There was a degree of contention around the opening goal as goalkeeper Aaron Ramsdale appeared to have his shirt pulled by Tomás Soucek moments before Ben White headed Jarrod Bowen’s 16th-minute corner into his own net.
Arsenal argued their case but with VAR unused in the Carabao Cup until the semifinal stage, their protests fell on deaf ears.
“If there’s VAR, there’s no goal for sure,” said Arteta. “I understand for the referees it’s difficult because of the angle and the number of people there but I don’t want to use that as an excuse.
“We can still compete for the ball much better than we did and in that position. Obviously that takes [away] something in the game which is very important: momentum.”
The fight drained from Arsenal soon afterwards. Bowen almost doubled the lead seconds after the restart as Ramsdale saved well but West Ham didn’t have to wait long as Mohamed Kudus produced a superb control and finish on 50 minutes to double their lead.
Bowen fired in a third 10 minutes later which Ramsdale could arguably have done better with, even if it took a slight deflection off Jakub Kiwior on the way through. Ramsdale has had to wait since the previous round at Brentford on Sept. 27 for a chance to impress as David Raya usurped him in goal but he did little here to advance his case.
Arteta believes Raya is more adept at playing out from the back. Ramsdale had the worst pass completion rate (74.1%) of any Arsenal player here and West Ham had five shots in the entire match, scoring three times.
Kai Havertz spent the evening on the periphery after a bright early start, Oleksandr Zinchenko was hauled off after another shaky defensive performance while Fabio Vieira took a step backwards after several promising displays as a substitute.
But this was not a night about individuals for Arsenal. This was a collective failure to take responsibility which will have infuriated Arteta, a throwback to the early dark days of his reign when he had a battle to win the dressing room.
Arteta denied it afterwards but the introduction of Bukayo Saka and Gabriel Martinelli at 3-0 down felt like a pointed message to his underperforming players, one he doubled down on 10 minutes from the end when introducing Martin Odegaard despite resting him last weekend as he manages a hip problem.
Odegaard scored a smart consolation goal deep in stoppage-time but it did little to mask the mess that came before.
“I’m very disappointed,” said Arteta. “I’m responsible for that.
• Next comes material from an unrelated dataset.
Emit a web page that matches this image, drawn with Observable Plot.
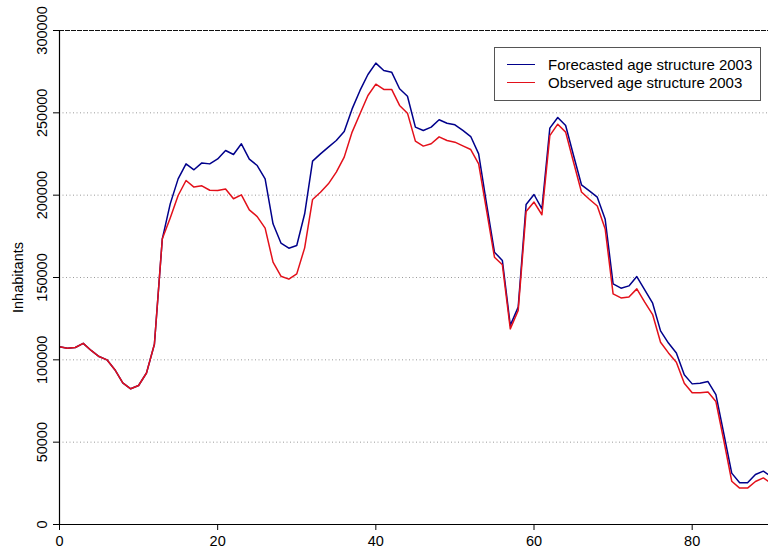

We’re out of the cup and we wanted to play a very different game. Especially we wanted to compete in a very different way, the way we discussed for 48 hours, in a very different way to what we’ve done.”
Before Odegaard, Saka and Martinelli came on, Declan Rice made his first appearance at London Stadium since leaving the Hammers for £105 million in the summer. A mixture of boos and applause greeted his return and those disparaging their former captain revelled in the lack of impact Rice and his more vaunted colleagues made.
“Maybe we are becoming quite a good cup team,” said West Ham boss David Moyes. “I want to be a really good league team if I can be. But, if I can’t quite do that, then I have to do well in the cups if we can.”
Arsenal have proved themselves a “really good league team” under Arteta. But to maintain and improve that reputation, nights like this have to be left behind quickly.